Der deutsche Zeitungsmarkt zeichnet sich durch seine große Vielfalt und das breite Angebot an lokalen und regionalen Zeitungen aus. 2017 umfasste er 327 Tageszeitungen mit einer Gesamtauflage von 14,7 Millionen. Laut BDZV konnten die Leser zwischen 312 lokalen und regionalen Abonnementzeitungen, 7 überregionalen Zeitungen und 8 Straßenverkaufszeitungen wählen. Darüber hinaus gab es insgesamt 21 Wochenzeitungen mit einer Auflage von 1,7 Millionen sowie 6 Sonntagszeitungen mit einer Auflage von 1,9 Millionen. Verglichen mit dem Jahr 2016 ging das Angebot an Tageszeitungen 2017 leicht zurück. 2016 wurden 333 Tageszeitungstitel mit einer Auflage von 15,3 Millionen produziert, somit sank im Vergleich zu 2017 die Auflage um 0,6 Millionen. Die Anzahl der Wochenzeitungen belief sich 2016 auf 22, mit einer Auflage von 1,7 Millionen. Die Leser konnten 2016 im Vergleich zu 2017 unverändert zwischen 6 Sonntagszeitungen wählen. 2016 belief sich die Auflage noch auf 2,1 Millionen.

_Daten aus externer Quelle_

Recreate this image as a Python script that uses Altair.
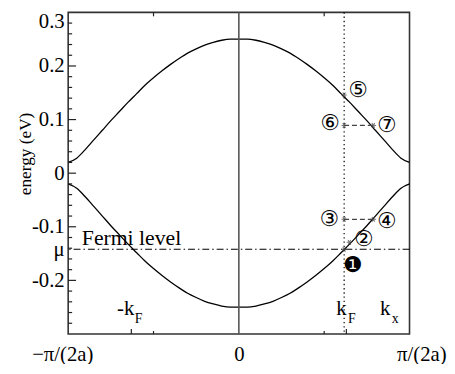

Der Umsatz aus dem Vertrieb sowie aus Anzeigen und Beilagen belief sich 2016 auf 7,6 Milliarden Euro. Hinsichtlich des Verhältnisses zwischen den Umsatzerlösen aus dem Vertrieb einerseits und dem Anzeigengeschäft andererseits stellt der BDZV fest, dass sich das Verhältnis der Umsätze infolge der starken Wirtschafts- und Werbekrise zu Beginn des 21. Jahrhunderts in den Jahren 2001 bis 2003 grundlegend geändert hat. Zuvor machten die Anzeigenerlöse zwei Drittel der Umsatzerlöse aus und ein Drittel wurde durch den Verkauf der Zeitungen erwirtschaftet. Dieses Verhältnis hat sich in den letzten Jahren umgekehrt. Grund hierfür sind die tief greifenden strukturellen Veränderungen in der Zeitungsbranche.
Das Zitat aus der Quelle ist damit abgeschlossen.